Preheat your oven to 350°F (175°C). Grease and flour a 9×5 inch loaf pan.
In a medium bowl, whisk together the flour, baking soda, and salt.
In a large bowl, cream together the granulated sugar and softened butter until light and fluffy.
Beat in the eggs one at a time, then stir in the vanilla extract.
Gradually add the dry ingredients to the wet ingredients, alternating with the orange juice, beginning and ending with the dry ingredients. Mix until just combined; do not overmix.
Gently fold in the chopped cranberries and orange zest. If using frozen cranberries, do not thaw them first.

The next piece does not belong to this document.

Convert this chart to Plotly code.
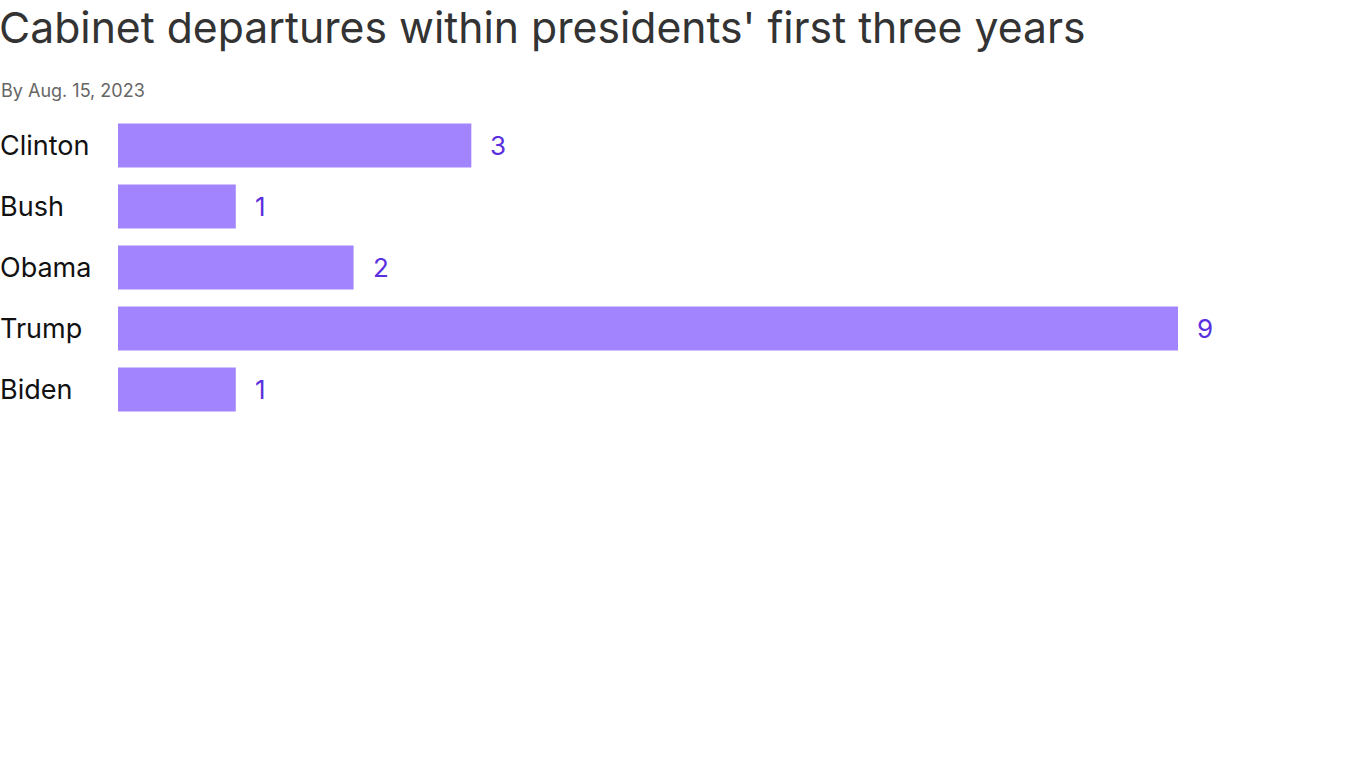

Pour the batter into the prepared loaf pan and spread evenly.
Bake for 50-60 minutes, or until a wooden skewer inserted into the center comes out clean.
Let the bread cool in the pan for 10 minutes before transferring it to a wire rack to cool completely.
If desired, prepare the orange glaze by whisking together powdered sugar and orange juice until smooth. Drizzle over the cooled bread.
Notes
To prevent cranberries from sinking, toss them with a tablespoon of the flour mixture before folding them into the batter.
This bread freezes well. Wrap cooled loaves tightly in plastic wrap and then foil.
For a stronger orange flavor, you can add more zest.